Stated exercise
Copy, from the entries below, each line in which the string "this" appears.

Data for the task

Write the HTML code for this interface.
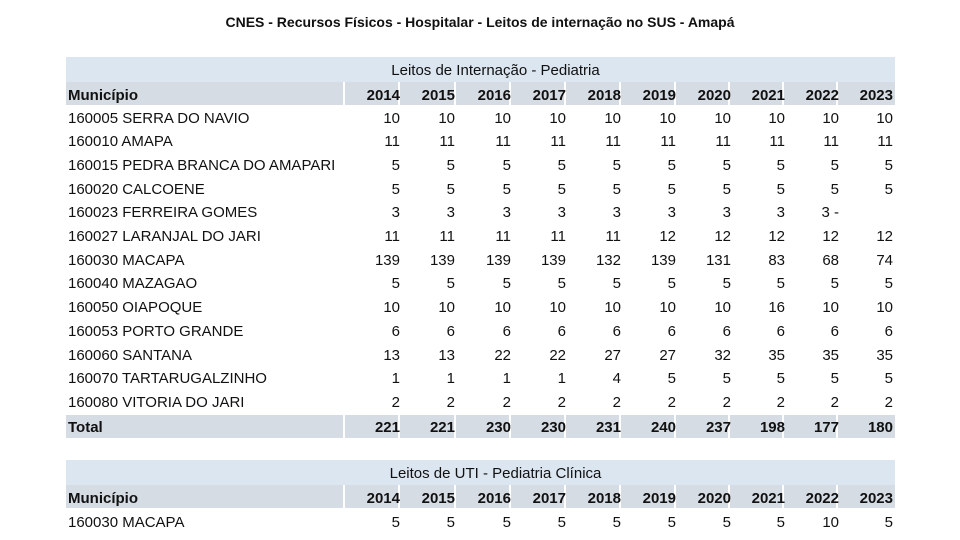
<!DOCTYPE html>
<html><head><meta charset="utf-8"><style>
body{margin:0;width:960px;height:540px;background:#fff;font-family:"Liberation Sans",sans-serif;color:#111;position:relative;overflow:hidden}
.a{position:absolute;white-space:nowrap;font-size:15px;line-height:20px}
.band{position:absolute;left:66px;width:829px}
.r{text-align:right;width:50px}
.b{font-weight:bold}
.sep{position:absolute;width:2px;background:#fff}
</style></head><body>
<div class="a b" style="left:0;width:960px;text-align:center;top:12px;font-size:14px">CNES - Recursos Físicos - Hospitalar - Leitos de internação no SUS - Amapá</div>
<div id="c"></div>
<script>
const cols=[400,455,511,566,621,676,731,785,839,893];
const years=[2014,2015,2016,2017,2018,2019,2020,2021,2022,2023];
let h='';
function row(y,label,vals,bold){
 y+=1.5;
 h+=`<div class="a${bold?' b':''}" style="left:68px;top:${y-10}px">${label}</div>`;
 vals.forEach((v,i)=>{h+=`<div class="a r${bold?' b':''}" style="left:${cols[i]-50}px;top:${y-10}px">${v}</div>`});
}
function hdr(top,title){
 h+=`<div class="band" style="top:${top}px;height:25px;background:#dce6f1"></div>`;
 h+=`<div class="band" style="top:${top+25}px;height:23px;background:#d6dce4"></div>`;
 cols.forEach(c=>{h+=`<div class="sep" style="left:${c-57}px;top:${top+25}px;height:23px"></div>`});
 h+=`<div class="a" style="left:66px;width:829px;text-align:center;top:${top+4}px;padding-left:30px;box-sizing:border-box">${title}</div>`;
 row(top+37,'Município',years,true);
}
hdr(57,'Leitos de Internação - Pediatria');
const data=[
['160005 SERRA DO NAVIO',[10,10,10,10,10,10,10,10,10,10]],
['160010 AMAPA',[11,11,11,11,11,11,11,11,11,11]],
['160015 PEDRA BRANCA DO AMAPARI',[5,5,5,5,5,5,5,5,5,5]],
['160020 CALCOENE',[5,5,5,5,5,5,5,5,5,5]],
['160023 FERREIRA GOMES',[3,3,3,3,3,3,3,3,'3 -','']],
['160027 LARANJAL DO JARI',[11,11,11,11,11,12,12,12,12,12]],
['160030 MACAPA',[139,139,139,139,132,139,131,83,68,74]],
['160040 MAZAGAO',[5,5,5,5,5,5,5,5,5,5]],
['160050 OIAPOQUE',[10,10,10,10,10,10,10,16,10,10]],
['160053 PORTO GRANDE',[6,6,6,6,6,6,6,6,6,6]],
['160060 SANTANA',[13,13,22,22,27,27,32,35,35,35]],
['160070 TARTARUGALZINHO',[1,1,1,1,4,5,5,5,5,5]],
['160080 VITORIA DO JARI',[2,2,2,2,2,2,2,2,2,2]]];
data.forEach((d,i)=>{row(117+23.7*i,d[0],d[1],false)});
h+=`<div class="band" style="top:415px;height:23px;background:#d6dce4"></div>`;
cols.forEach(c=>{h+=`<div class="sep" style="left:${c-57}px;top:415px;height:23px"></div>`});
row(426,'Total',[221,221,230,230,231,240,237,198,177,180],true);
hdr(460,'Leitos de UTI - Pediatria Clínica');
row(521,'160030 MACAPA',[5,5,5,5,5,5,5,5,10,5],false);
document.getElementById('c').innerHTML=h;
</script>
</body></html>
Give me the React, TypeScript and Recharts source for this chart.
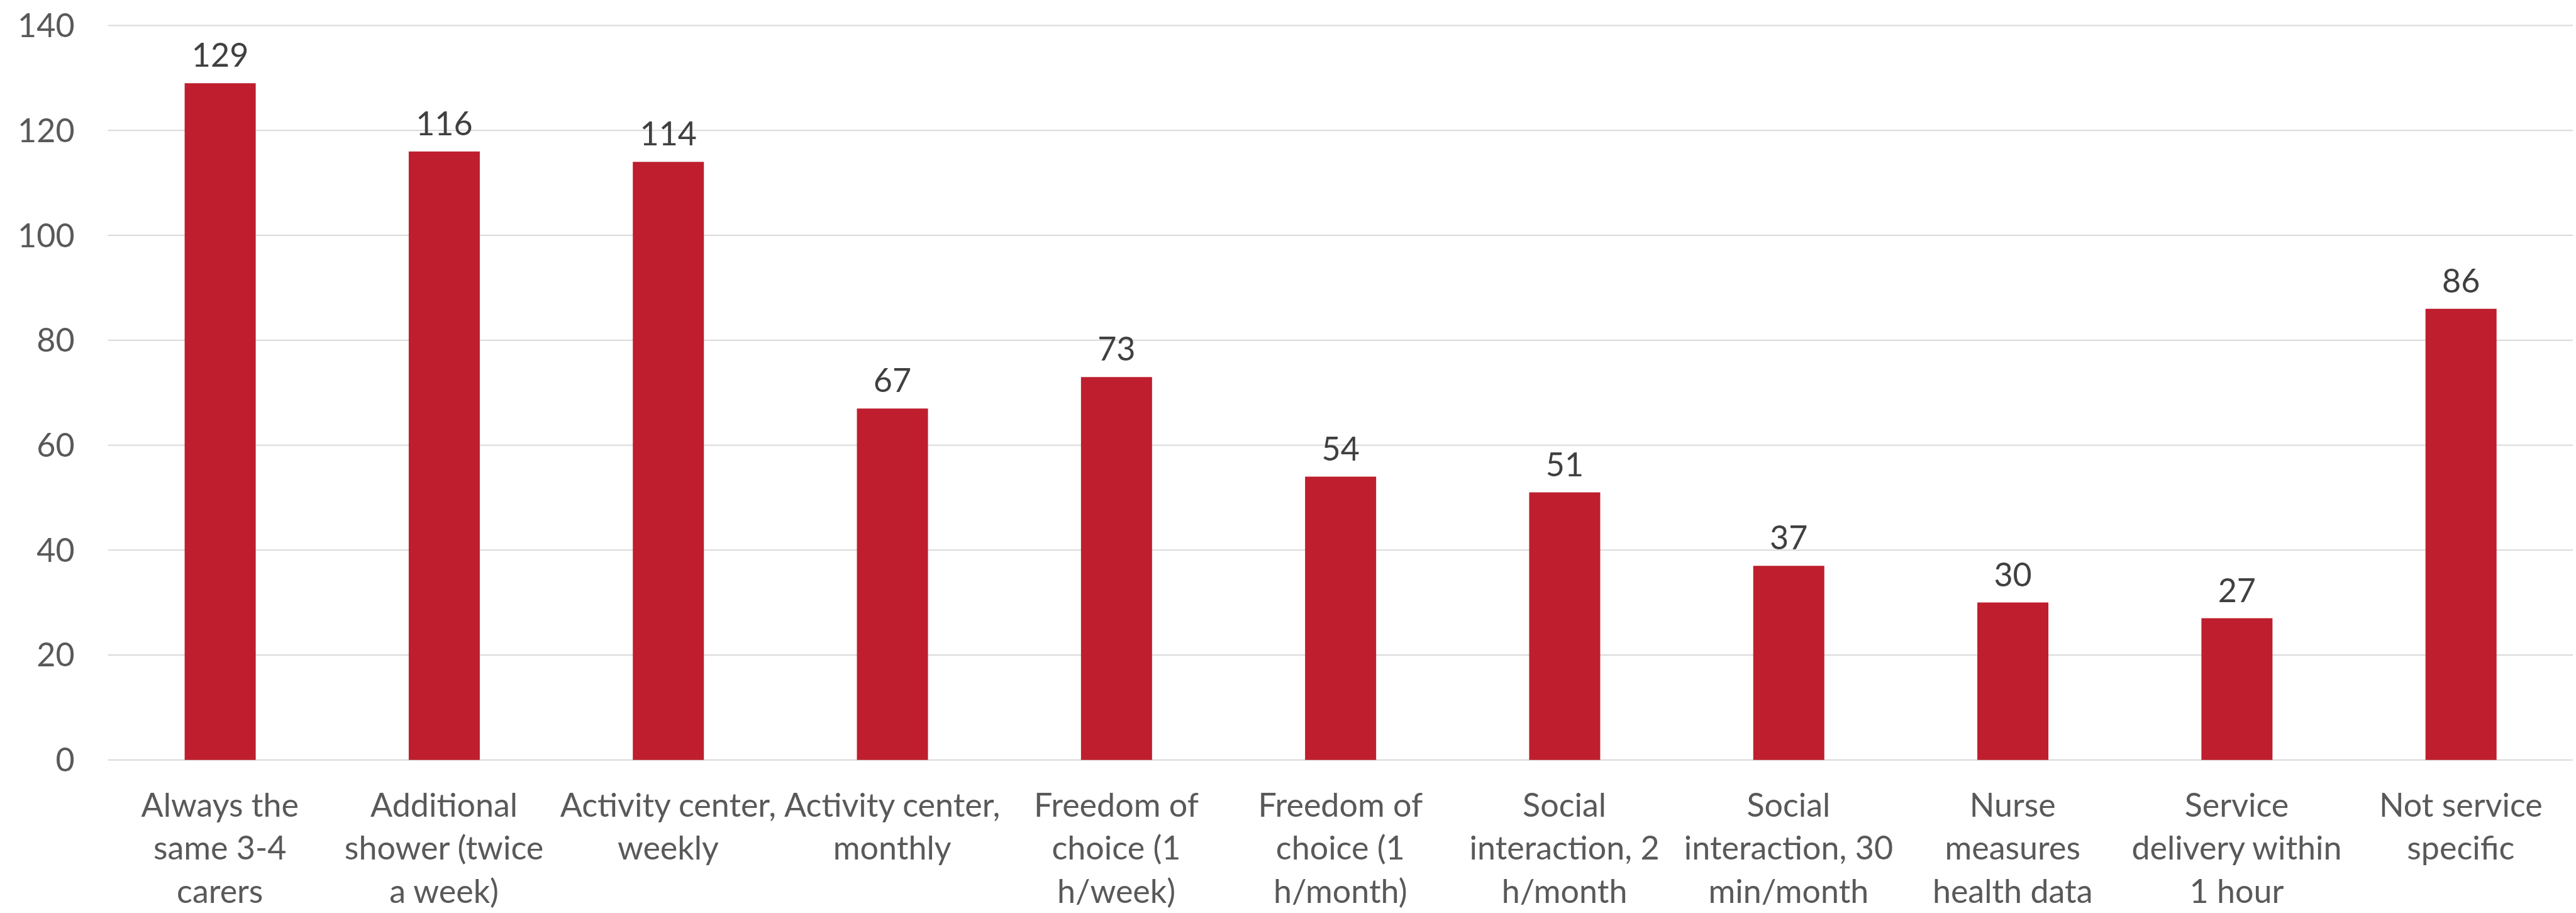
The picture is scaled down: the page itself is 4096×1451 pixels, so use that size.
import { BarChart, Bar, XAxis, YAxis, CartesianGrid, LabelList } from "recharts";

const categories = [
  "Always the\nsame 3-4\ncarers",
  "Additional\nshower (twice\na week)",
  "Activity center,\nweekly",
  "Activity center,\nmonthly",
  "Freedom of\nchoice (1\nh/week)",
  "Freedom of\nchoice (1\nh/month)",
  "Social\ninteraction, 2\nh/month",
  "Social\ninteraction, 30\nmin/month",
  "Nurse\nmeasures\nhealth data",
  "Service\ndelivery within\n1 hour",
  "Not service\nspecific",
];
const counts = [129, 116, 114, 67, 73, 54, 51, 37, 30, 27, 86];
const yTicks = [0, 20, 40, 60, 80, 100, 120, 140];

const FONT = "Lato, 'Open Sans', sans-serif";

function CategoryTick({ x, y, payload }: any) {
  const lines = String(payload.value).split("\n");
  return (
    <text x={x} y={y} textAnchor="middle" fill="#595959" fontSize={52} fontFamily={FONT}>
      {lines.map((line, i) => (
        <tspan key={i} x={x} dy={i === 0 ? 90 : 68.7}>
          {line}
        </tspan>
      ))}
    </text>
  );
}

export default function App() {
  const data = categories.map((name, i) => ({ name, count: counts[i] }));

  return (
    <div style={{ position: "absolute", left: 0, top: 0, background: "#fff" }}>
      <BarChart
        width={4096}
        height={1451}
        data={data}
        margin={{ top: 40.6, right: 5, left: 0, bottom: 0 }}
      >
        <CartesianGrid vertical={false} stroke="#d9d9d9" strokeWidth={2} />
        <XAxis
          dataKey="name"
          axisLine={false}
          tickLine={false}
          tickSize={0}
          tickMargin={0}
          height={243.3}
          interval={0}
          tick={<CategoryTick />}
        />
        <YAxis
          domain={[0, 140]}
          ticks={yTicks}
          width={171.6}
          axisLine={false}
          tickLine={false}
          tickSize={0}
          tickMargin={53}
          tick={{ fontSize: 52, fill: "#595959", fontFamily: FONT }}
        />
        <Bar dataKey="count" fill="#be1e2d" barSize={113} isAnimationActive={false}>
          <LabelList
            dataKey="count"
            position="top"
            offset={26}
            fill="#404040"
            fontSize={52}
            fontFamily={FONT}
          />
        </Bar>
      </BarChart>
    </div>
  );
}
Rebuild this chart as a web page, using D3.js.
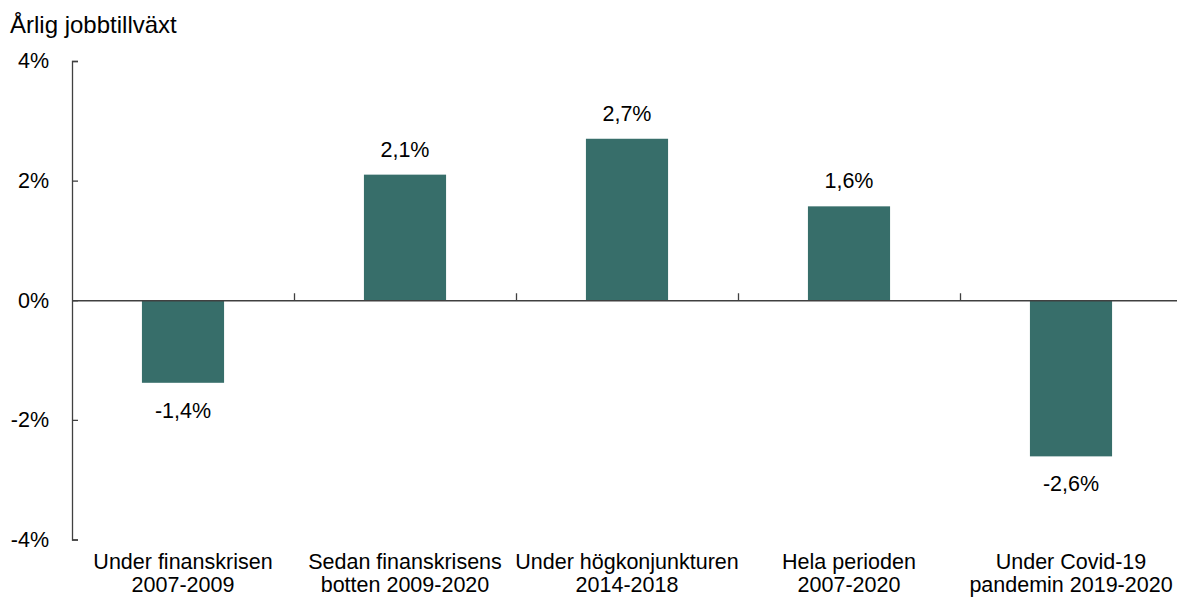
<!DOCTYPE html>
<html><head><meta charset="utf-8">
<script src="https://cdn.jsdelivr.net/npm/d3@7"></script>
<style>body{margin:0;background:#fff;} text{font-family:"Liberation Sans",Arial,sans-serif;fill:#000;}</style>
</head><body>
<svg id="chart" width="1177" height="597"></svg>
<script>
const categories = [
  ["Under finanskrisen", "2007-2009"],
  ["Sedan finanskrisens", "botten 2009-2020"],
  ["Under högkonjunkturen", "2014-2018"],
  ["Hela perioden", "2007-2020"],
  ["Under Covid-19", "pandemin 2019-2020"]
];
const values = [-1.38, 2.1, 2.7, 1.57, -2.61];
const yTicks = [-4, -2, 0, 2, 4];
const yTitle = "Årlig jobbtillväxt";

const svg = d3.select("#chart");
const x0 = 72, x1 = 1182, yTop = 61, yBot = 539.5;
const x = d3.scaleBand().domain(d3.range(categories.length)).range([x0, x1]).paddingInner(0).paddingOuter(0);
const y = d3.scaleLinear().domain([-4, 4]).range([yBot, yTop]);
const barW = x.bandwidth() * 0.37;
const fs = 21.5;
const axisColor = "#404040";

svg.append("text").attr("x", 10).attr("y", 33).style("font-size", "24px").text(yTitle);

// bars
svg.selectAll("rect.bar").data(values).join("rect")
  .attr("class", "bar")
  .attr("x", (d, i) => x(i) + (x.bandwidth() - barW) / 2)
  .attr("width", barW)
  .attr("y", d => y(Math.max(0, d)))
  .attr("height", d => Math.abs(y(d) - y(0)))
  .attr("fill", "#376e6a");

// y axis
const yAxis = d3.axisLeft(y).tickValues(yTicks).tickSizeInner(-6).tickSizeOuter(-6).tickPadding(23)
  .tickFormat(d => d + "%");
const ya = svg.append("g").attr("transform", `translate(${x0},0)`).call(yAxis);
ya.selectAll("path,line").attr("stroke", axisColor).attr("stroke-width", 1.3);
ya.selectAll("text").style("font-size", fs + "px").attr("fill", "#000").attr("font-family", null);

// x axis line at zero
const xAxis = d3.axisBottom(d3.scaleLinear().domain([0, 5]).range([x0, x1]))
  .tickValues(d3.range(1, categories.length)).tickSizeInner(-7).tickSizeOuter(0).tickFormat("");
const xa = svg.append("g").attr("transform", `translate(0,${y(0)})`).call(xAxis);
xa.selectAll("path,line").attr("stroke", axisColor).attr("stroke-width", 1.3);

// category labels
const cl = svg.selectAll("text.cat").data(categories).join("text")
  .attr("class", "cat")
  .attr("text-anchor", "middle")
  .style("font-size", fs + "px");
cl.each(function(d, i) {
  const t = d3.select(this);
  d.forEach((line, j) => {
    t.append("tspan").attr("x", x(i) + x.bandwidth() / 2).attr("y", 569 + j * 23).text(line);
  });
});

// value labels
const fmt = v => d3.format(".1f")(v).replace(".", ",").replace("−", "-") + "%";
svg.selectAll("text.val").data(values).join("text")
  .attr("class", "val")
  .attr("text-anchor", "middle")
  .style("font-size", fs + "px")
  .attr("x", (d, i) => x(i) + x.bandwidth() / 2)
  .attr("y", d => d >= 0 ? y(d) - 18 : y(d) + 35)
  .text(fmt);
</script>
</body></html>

Complete response
Write the HTML code for this interface.
Give me the React, TypeScript and Recharts source for this chart.
Rebuild this chart as a web page, using D3.js.
  const t = d3.select(this);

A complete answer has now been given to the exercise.